▸ **DIRECTIVE**
Reproduce the listing below exactly. Pictures do not belong in the copy.

▸ **INFORMATION SHOWN**

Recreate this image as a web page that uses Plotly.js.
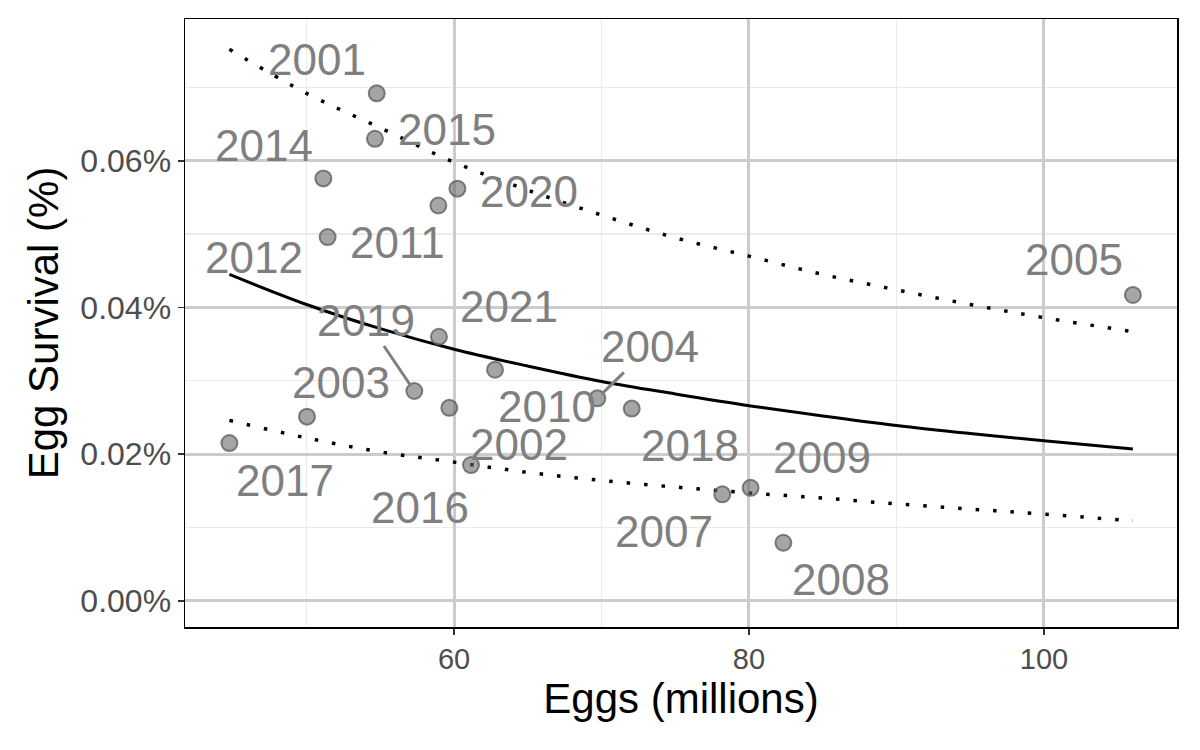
<!DOCTYPE html>
<html>
<head>
<meta charset="utf-8">
<script src="https://cdn.plot.ly/plotly-3.0.1.min.js"></script>
<style>
  html, body { margin: 0; padding: 0; background: #ffffff; }
  #chart { width: 1200px; height: 750px; }
</style>
</head>
<body>
<div id="chart"></div>
<script>
// Spawning years with egg deposition (millions) and egg-to-recruit survival (%)
const years    = ['2001', '2002', '2003', '2004', '2005', '2007', '2008', '2009', '2010', '2011',
                  '2012', '2014', '2015', '2016', '2017', '2018', '2019', '2020', '2021'];
const eggs     = [54.76, 59.68, 50.03, 69.72, 106.03, 78.19, 82.33, 80.11, 62.78, 58.94,
                  51.43, 51.14, 54.64, 61.15, 44.77, 72.05, 57.31, 60.23, 58.98];
const survival = [0.0692, 0.0263, 0.0251, 0.0276, 0.0417, 0.0145, 0.0079, 0.0154, 0.0315, 0.0539,
                  0.0496, 0.0576, 0.0630, 0.0185, 0.0215, 0.0262, 0.0286, 0.0562, 0.0360];

// Fitted survival curve with its lower and upper bounds
const fitEggs  = [44.77, 50, 55, 60, 65, 70, 75, 80, 85, 90, 95, 100, 106.03];
const fitMid   = [0.0445, 0.0404, 0.0371, 0.0343, 0.0320, 0.0299, 0.0282, 0.0266, 0.0252, 0.0239, 0.0228, 0.0218, 0.0207];
const fitUpper = [0.0752, 0.0692, 0.0645, 0.0598, 0.0560, 0.0526, 0.0495, 0.0470, 0.0445, 0.0424, 0.0404, 0.0386, 0.0367];
const fitLower = [0.0246, 0.0222, 0.0203, 0.0189, 0.0175, 0.0164, 0.0155, 0.0147, 0.0140, 0.0132, 0.0125, 0.0118, 0.0109];

// Label placement: pixel offset of each year label from its point
const labelDX = [-60, 70, 34, 53, -59, -58, 58, 71, 52, -41, -74, -59, 72, -51, 56, 58, -48, 72, 70];
const labelDY = [-34, 37, -34, -52, -35, 37, 37, -30, 37, 37, 20, -33, -9, 42, 37, 37, -71, 3, -30];
const withLeader = ['2019', '2004'];

const FONT = 'Liberation Sans, Arial, Helvetica, sans-serif';
const LABEL_GREY = '#7f7f7f';

const traces = [
  {
    x: fitEggs, y: fitUpper, type: 'scatter', mode: 'lines',
    line: { color: '#000000', width: 3.5, dash: '3.5px,14px', shape: 'spline' },
    hoverinfo: 'skip', showlegend: false
  },
  {
    x: fitEggs, y: fitLower, type: 'scatter', mode: 'lines',
    line: { color: '#000000', width: 3.5, dash: '3.5px,14px', shape: 'spline' },
    hoverinfo: 'skip', showlegend: false
  },
  {
    x: fitEggs, y: fitMid, type: 'scatter', mode: 'lines',
    line: { color: '#000000', width: 3, shape: 'spline' },
    hoverinfo: 'skip', showlegend: false
  },
  {
    x: eggs, y: survival, text: years, type: 'scatter', mode: 'markers',
    marker: {
      size: 16,
      color: 'rgba(100,100,100,0.58)',
      line: { color: 'rgba(90,90,90,0.75)', width: 2 }
    },
    showlegend: false
  }
];

const annotations = years.map((yr, i) => {
  const leader = withLeader.includes(yr);
  const base = {
    x: eggs[i], y: survival[i], xref: 'x', yref: 'y',
    text: yr,
    font: { family: FONT, size: 44, color: LABEL_GREY }
  };
  if (leader) {
    return Object.assign(base, {
      showarrow: true, arrowhead: 0, arrowwidth: 3, arrowcolor: LABEL_GREY,
      ax: labelDX[i], ay: labelDY[i], axref: 'pixel', ayref: 'pixel', standoff: 6
    });
  }
  return Object.assign(base, { showarrow: false, xshift: labelDX[i], yshift: -labelDY[i] });
});

const axisCommon = {
  showline: true, mirror: true, linecolor: '#000000', linewidth: 1.5,
  ticks: 'outside', ticklen: 6, tickwidth: 1.8, tickcolor: '#333333',
  gridcolor: '#cccccc', gridwidth: 3,
  zeroline: false
};

const layout = {
  width: 1200, height: 750,
  paper_bgcolor: '#ffffff', plot_bgcolor: '#ffffff',
  margin: { l: 185, r: 23, t: 19, b: 123 },
  showlegend: false,
  annotations: annotations,
  xaxis: Object.assign({}, axisCommon, {
    range: [41.76, 109.02], tick0: 0, dtick: 20,
    tickfont: { family: FONT, size: 29, color: '#4d4d4d' },
    minor: { dtick: 10, showgrid: true, gridcolor: '#ebebeb', gridwidth: 1.5 },
    title: { text: 'Eggs (millions)', font: { family: FONT, size: 42, color: '#000000' }, standoff: 8 }
  }),
  yaxis: Object.assign({}, axisCommon, {
    range: [-0.00359, 0.07934], tick0: 0, dtick: 0.02,
    tickformat: '.2f', ticksuffix: '%',
    tickfont: { family: FONT, size: 32, color: '#4d4d4d' },
    minor: { dtick: 0.01, showgrid: true, gridcolor: '#ebebeb', gridwidth: 1.5 },
    title: { text: 'Egg Survival (%)', font: { family: FONT, size: 42, color: '#000000' }, standoff: 8 }
  })
};

Plotly.newPlot('chart', traces, layout, { staticPlot: true, displayModeBar: false });
</script>
</body>
</html>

▸ **FINAL RESULT**
Recreate this image as a web page that uses Plotly.js.
<!DOCTYPE html>
<html>
<head>
<meta charset="utf-8">
<script src="https://cdn.plot.ly/plotly-3.0.1.min.js"></script>
<style>
  html, body { margin: 0; padding: 0; background: #ffffff; }
  #chart { width: 1200px; height: 750px; }
</style>
</head>
<body>
<div id="chart"></div>
<script>
// Spawning years with egg deposition (millions) and egg-to-recruit survival (%)
const years    = ['2001', '2002', '2003', '2004', '2005', '2007', '2008', '2009', '2010', '2011',
                  '2012', '2014', '2015', '2016', '2017', '2018', '2019', '2020', '2021'];
const eggs     = [54.76, 59.68, 50.03, 69.72, 106.03, 78.19, 82.33, 80.11, 62.78, 58.94,
                  51.43, 51.14, 54.64, 61.15, 44.77, 72.05, 57.31, 60.23, 58.98];
const survival = [0.0692, 0.0263, 0.0251, 0.0276, 0.0417, 0.0145, 0.0079, 0.0154, 0.0315, 0.0539,
                  0.0496, 0.0576, 0.0630, 0.0185, 0.0215, 0.0262, 0.0286, 0.0562, 0.0360];

// Fitted survival curve with its lower and upper bounds
const fitEggs  = [44.77, 50, 55, 60, 65, 70, 75, 80, 85, 90, 95, 100, 106.03];
const fitMid   = [0.0445, 0.0404, 0.0371, 0.0343, 0.0320, 0.0299, 0.0282, 0.0266, 0.0252, 0.0239, 0.0228, 0.0218, 0.0207];
const fitUpper = [0.0752, 0.0692, 0.0645, 0.0598, 0.0560, 0.0526, 0.0495, 0.0470, 0.0445, 0.0424, 0.0404, 0.0386, 0.0367];
const fitLower = [0.0246, 0.0222, 0.0203, 0.0189, 0.0175, 0.0164, 0.0155, 0.0147, 0.0140, 0.0132, 0.0125, 0.0118, 0.0109];

// Label placement: pixel offset of each year label from its point
const labelDX = [-60, 70, 34, 53, -59, -58, 58, 71, 52, -41, -74, -59, 72, -51, 56, 58, -48, 72, 70];
const labelDY = [-34, 37, -34, -52, -35, 37, 37, -30, 37, 37, 20, -33, -9, 42, 37, 37, -71, 3, -30];
const withLeader = ['2019', '2004'];

const FONT = 'Liberation Sans, Arial, Helvetica, sans-serif';
const LABEL_GREY = '#7f7f7f';

const traces = [
  {
    x: fitEggs, y: fitUpper, type: 'scatter', mode: 'lines',
    line: { color: '#000000', width: 3.5, dash: '3.5px,14px', shape: 'spline' },
    hoverinfo: 'skip', showlegend: false
  },
  {
    x: fitEggs, y: fitLower, type: 'scatter', mode: 'lines',
    line: { color: '#000000', width: 3.5, dash: '3.5px,14px', shape: 'spline' },
    hoverinfo: 'skip', showlegend: false
  },
  {
    x: fitEggs, y: fitMid, type: 'scatter', mode: 'lines',
    line: { color: '#000000', width: 3, shape: 'spline' },
    hoverinfo: 'skip', showlegend: false
  },
  {
    x: eggs, y: survival, text: years, type: 'scatter', mode: 'markers',
    marker: {
      size: 16,
      color: 'rgba(100,100,100,0.58)',
      line: { color: 'rgba(90,90,90,0.75)', width: 2 }
    },
    showlegend: false
  }
];

const annotations = years.map((yr, i) => {
  const leader = withLeader.includes(yr);
  const base = {
    x: eggs[i], y: survival[i], xref: 'x', yref: 'y',
    text: yr,
    font: { family: FONT, size: 44, color: LABEL_GREY }
  };
  if (leader) {
    return Object.assign(base, {
      showarrow: true, arrowhead: 0, arrowwidth: 3, arrowcolor: LABEL_GREY,
      ax: labelDX[i], ay: labelDY[i], axref: 'pixel', ayref: 'pixel', standoff: 6
    });
  }
  return Object.assign(base, { showarrow: false, xshift: labelDX[i], yshift: -labelDY[i] });
});

const axisCommon = {
  showline: true, mirror: true, linecolor: '#000000', linewidth: 1.5,
  ticks: 'outside', ticklen: 6, tickwidth: 1.8, tickcolor: '#333333',
  gridcolor: '#cccccc', gridwidth: 3,
  zeroline: false
};

const layout = {
  width: 1200, height: 750,
  paper_bgcolor: '#ffffff', plot_bgcolor: '#ffffff',
  margin: { l: 185, r: 23, t: 19, b: 123 },
  showlegend: false,
  annotations: annotations,
  xaxis: Object.assign({}, axisCommon, {
    range: [41.76, 109.02], tick0: 0, dtick: 20,
    tickfont: { family: FONT, size: 29, color: '#4d4d4d' },
    minor: { dtick: 10, showgrid: true, gridcolor: '#ebebeb', gridwidth: 1.5 },
    title: { text: 'Eggs (millions)', font: { family: FONT, size: 42, color: '#000000' }, standoff: 8 }
  }),
  yaxis: Object.assign({}, axisCommon, {
    range: [-0.00359, 0.07934], tick0: 0, dtick: 0.02,
    tickformat: '.2f', ticksuffix: '%',
    tickfont: { family: FONT, size: 32, color: '#4d4d4d' },
    minor: { dtick: 0.01, showgrid: true, gridcolor: '#ebebeb', gridwidth: 1.5 },
    title: { text: 'Egg Survival (%)', font: { family: FONT, size: 42, color: '#000000' }, standoff: 8 }
  })
};

Plotly.newPlot('chart', traces, layout, { staticPlot: true, displayModeBar: false });
</script>
</body>
</html>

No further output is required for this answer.